In October, the state agreed to pay Kirsten Anderson, the former Senate Republican Caucus Staff communications director, $1 million and pay her $705,000 in legal fees. Anderson had sued, charging she was fired hours after complaining of sexual harassment on the job and jury ruled in her favor this July.
After the jury’s verdict, Senate Republican Leader Bill Dix and his top aides investigated Anderson’s complaints from back in 2013. Dix has just released a statement saying the results of that investigation “will not be made public” because “employees of the Senate have an expectation of privacy in these matters.” The Republican-led legislature passed a law earlier this year that imposes different rules for employees in the other branches of state government. That new law made the documents revealing why state workers are fired, demoted or resign to avoid termination public records.

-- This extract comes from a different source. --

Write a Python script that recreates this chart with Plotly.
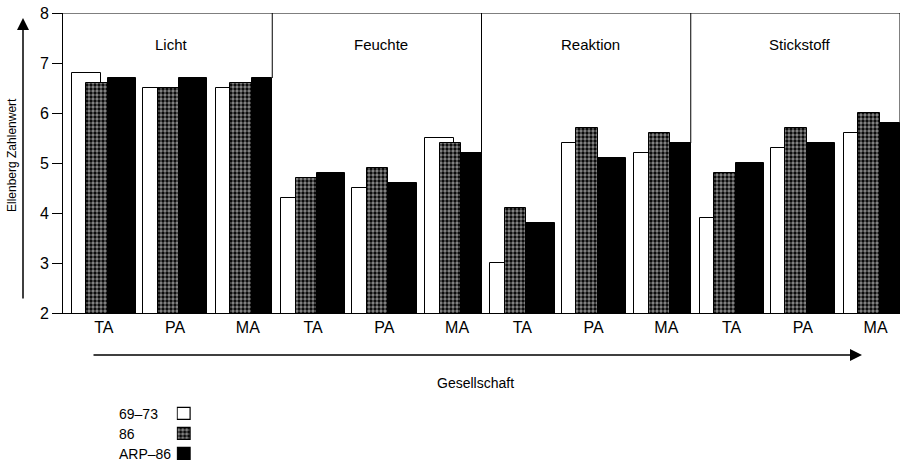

The Associated Press reported this weekend that Dix’s investigation of Anderson’s allegations was complete and legislative leaders are hiring a new “director of human resources” to oversee employees in the legislative branch of state government. This new HR director will report to two officials who are political appointees in the House and Senate.

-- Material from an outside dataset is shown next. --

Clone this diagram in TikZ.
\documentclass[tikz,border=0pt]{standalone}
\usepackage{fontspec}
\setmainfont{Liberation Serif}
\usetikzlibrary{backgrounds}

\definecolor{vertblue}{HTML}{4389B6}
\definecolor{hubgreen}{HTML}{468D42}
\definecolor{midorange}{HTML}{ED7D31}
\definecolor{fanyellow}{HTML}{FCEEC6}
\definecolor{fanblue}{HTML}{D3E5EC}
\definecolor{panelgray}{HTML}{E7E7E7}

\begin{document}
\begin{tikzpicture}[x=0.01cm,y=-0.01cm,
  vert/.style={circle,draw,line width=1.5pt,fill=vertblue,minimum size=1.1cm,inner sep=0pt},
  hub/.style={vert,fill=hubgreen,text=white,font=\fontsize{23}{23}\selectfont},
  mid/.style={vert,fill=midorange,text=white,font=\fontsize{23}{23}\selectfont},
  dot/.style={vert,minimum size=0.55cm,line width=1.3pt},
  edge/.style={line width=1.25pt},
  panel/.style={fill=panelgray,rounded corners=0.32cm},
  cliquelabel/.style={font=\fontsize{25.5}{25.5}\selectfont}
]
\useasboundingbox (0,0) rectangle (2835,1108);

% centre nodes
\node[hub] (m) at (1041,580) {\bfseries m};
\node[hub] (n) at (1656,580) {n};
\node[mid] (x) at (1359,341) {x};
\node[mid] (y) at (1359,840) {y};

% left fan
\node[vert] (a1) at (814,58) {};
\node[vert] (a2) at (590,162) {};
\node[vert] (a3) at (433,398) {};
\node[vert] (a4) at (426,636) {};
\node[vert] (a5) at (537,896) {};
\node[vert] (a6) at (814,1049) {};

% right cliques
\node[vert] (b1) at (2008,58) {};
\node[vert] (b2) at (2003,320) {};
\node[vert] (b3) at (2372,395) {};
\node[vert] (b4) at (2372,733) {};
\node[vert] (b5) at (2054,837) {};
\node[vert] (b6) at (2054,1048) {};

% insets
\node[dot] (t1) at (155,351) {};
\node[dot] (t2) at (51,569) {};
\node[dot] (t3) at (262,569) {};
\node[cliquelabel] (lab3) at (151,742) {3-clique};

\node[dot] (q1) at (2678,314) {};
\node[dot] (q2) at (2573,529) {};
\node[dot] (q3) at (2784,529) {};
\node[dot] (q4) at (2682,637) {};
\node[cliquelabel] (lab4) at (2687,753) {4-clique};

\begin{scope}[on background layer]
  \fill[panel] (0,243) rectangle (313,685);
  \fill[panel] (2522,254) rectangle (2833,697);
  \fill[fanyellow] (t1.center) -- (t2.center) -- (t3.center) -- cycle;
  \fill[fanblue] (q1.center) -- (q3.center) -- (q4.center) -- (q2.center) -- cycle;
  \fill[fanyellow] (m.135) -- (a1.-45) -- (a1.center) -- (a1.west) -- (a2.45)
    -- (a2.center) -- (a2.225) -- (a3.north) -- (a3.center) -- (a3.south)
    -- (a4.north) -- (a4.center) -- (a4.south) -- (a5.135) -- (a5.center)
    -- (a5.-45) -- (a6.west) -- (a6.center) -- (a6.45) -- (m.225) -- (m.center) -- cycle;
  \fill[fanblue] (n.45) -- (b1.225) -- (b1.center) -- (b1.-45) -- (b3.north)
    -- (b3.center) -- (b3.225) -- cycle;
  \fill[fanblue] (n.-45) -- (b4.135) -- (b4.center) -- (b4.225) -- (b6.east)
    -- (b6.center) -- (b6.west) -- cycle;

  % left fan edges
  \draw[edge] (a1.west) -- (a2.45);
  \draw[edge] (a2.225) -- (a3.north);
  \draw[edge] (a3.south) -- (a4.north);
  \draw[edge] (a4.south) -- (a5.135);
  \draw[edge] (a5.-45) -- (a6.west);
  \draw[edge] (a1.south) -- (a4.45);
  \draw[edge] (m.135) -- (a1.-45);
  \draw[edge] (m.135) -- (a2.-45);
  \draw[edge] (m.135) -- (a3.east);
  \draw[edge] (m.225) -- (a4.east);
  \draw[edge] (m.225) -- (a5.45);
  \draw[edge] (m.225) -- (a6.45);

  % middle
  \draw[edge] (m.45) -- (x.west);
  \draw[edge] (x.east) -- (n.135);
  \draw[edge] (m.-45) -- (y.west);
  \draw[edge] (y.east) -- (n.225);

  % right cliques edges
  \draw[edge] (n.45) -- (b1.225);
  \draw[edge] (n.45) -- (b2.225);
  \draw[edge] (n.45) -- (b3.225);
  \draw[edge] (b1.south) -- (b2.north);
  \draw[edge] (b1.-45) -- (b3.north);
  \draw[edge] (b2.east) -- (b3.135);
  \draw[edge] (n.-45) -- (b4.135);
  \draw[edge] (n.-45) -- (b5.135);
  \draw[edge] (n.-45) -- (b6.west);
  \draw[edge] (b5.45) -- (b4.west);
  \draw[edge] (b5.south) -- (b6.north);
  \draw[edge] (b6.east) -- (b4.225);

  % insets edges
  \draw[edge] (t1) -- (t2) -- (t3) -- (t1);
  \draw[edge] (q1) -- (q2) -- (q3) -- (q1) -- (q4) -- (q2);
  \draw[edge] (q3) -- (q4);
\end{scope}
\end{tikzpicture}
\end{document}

Iowa Freedom of Information Council executive director Randy Evans said his group believes Senate Republicans “are taking a shortsighted position” on the investigation into allegations of sexual harassment.
“The taxpayers of Iowa are the ones who are left to pay the court judgment, but Senate leaders are depriving the taxpayers of a full understanding of what the investigation found,” Evans said.

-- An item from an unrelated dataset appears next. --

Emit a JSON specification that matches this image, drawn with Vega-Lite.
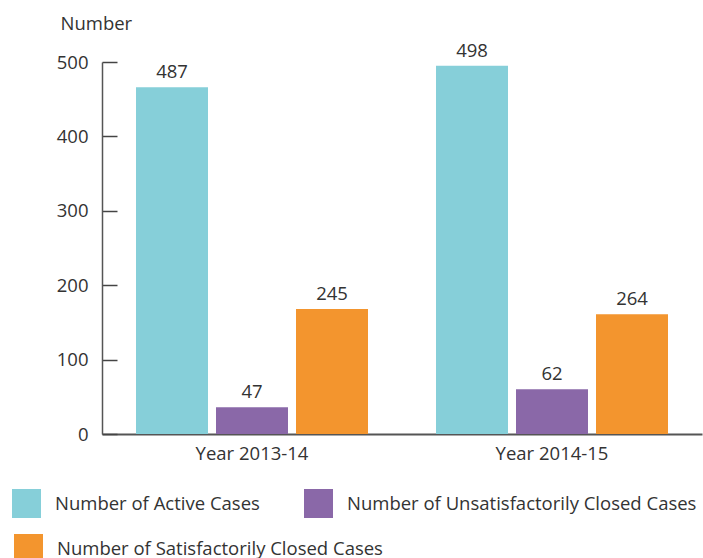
{
  "$schema": "https://vega.github.io/schema/vega-lite/v6.json",
  "width": 600,
  "height": 372,
  "autosize": {"type": "none"},
  "padding": {"left": 102, "top": 62, "right": 1, "bottom": 124},
  "background": "white",
  "config": {
    "view": {"stroke": null},
    "font": "Open Sans",
    "text": {"font": "Open Sans"}
  },
  "data": {
    "values": [
      {"year": "Year 2013-14", "series": "Number of Active Cases", "value": 466, "label": "487"},
      {"year": "Year 2013-14", "series": "Number of Unsatisfactorily Closed Cases", "value": 36, "label": "47"},
      {"year": "Year 2013-14", "series": "Number of Satisfactorily Closed Cases", "value": 168, "label": "245"},
      {"year": "Year 2014-15", "series": "Number of Active Cases", "value": 495, "label": "498"},
      {"year": "Year 2014-15", "series": "Number of Unsatisfactorily Closed Cases", "value": 60, "label": "62"},
      {"year": "Year 2014-15", "series": "Number of Satisfactorily Closed Cases", "value": 161, "label": "264"}
    ]
  },
  "encoding": {
    "x": {
      "field": "year", "type": "nominal",
      "scale": {"paddingInner": 0, "paddingOuter": 0},
      "axis": {
        "title": null, "labelAngle": 0, "ticks": false,
        "domainColor": "#555555", "domainWidth": 2,
        "labelFontSize": 18.5, "labelColor": "#333333", "labelPadding": 10,
        "labelFont": "Open Sans"
      }
    },
    "xOffset": {
      "field": "series", "type": "nominal",
      "scale": {
        "domain": ["Number of Active Cases", "Number of Unsatisfactorily Closed Cases", "Number of Satisfactorily Closed Cases"],
        "paddingInner": 0.1, "paddingOuter": 0.425
      }
    },
    "y": {
      "field": "value", "type": "quantitative",
      "scale": {"domain": [0, 500], "nice": false},
      "axis": {
        "title": "Number", "titleAngle": 0, "titleAlign": "left", "titleBaseline": "middle",
        "titleX": -42, "titleY": -39, "titleFontSize": 18.5, "titleFontWeight": "normal",
        "titleColor": "#333333", "titleFont": "Open Sans",
        "values": [0, 100, 200, 300, 400, 500],
        "grid": false, "tickSize": -15, "tickColor": "#444444", "tickWidth": 1.5,
        "domainColor": "#555555", "domainWidth": 1.5,
        "labelFontSize": 18.5, "labelColor": "#333333", "labelPadding": 29,
        "labelFont": "Open Sans"
      }
    }
  },
  "layer": [
    {
      "transform": [{"filter": "datum.series !== 'Number of Satisfactorily Closed Cases'"}],
      "mark": {"type": "bar"},
      "encoding": {
        "color": {
          "field": "series", "type": "nominal",
          "scale": {
            "domain": ["Number of Active Cases", "Number of Unsatisfactorily Closed Cases"],
            "range": ["#86CFD9", "#8A68A8"]
          },
          "legend": {
            "title": null, "orient": "none", "legendX": -90, "legendY": 427,
            "direction": "horizontal",
            "symbolType": "square", "symbolSize": 841, "symbolStrokeWidth": 0,
            "symbolOpacity": 1,
            "labelFontSize": 18.5, "labelColor": "#333333", "labelFont": "Open Sans",
            "labelOffset": 14, "labelLimit": 500,
            "columnPadding": 44, "padding": 0
          }
        }
      }
    },
    {
      "transform": [{"filter": "datum.series === 'Number of Satisfactorily Closed Cases'"}],
      "mark": {"type": "bar"},
      "encoding": {
        "fill": {
          "field": "series", "type": "nominal",
          "scale": {
            "domain": ["Number of Satisfactorily Closed Cases"],
            "range": ["#F3952E"]
          },
          "legend": {
            "title": null, "orient": "none", "legendX": -88, "legendY": 472,
            "direction": "horizontal",
            "symbolType": "square", "symbolSize": 841, "symbolStrokeWidth": 0,
            "symbolOpacity": 1,
            "labelFontSize": 18.5, "labelColor": "#333333", "labelFont": "Open Sans",
            "labelOffset": 14, "labelLimit": 500, "padding": 0
          }
        }
      }
    },
    {
      "mark": {"type": "text", "baseline": "middle", "dy": -15, "fontSize": 18.5, "color": "#333333", "font": "Open Sans"},
      "encoding": {
        "text": {"field": "label"}
      }
    }
  ]
}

House Speaker Linda Upmeyer of Clear Lake issued a written statement last week when the AP reported the hiring of a new legislative branch employee to oversee sexual harassment complaints.
“House Republicans will not tolerate any form of harassment. Period,” Upmeyer said. “A Human Resources Director will improve our current practices and provide employees with a professional to handle any questions or complaints that they may have. We are committed to ensuring a work environment free of discrimination and harassment for all legislative employees.”
(This story was updated at 4:29 p.m. with additional information.)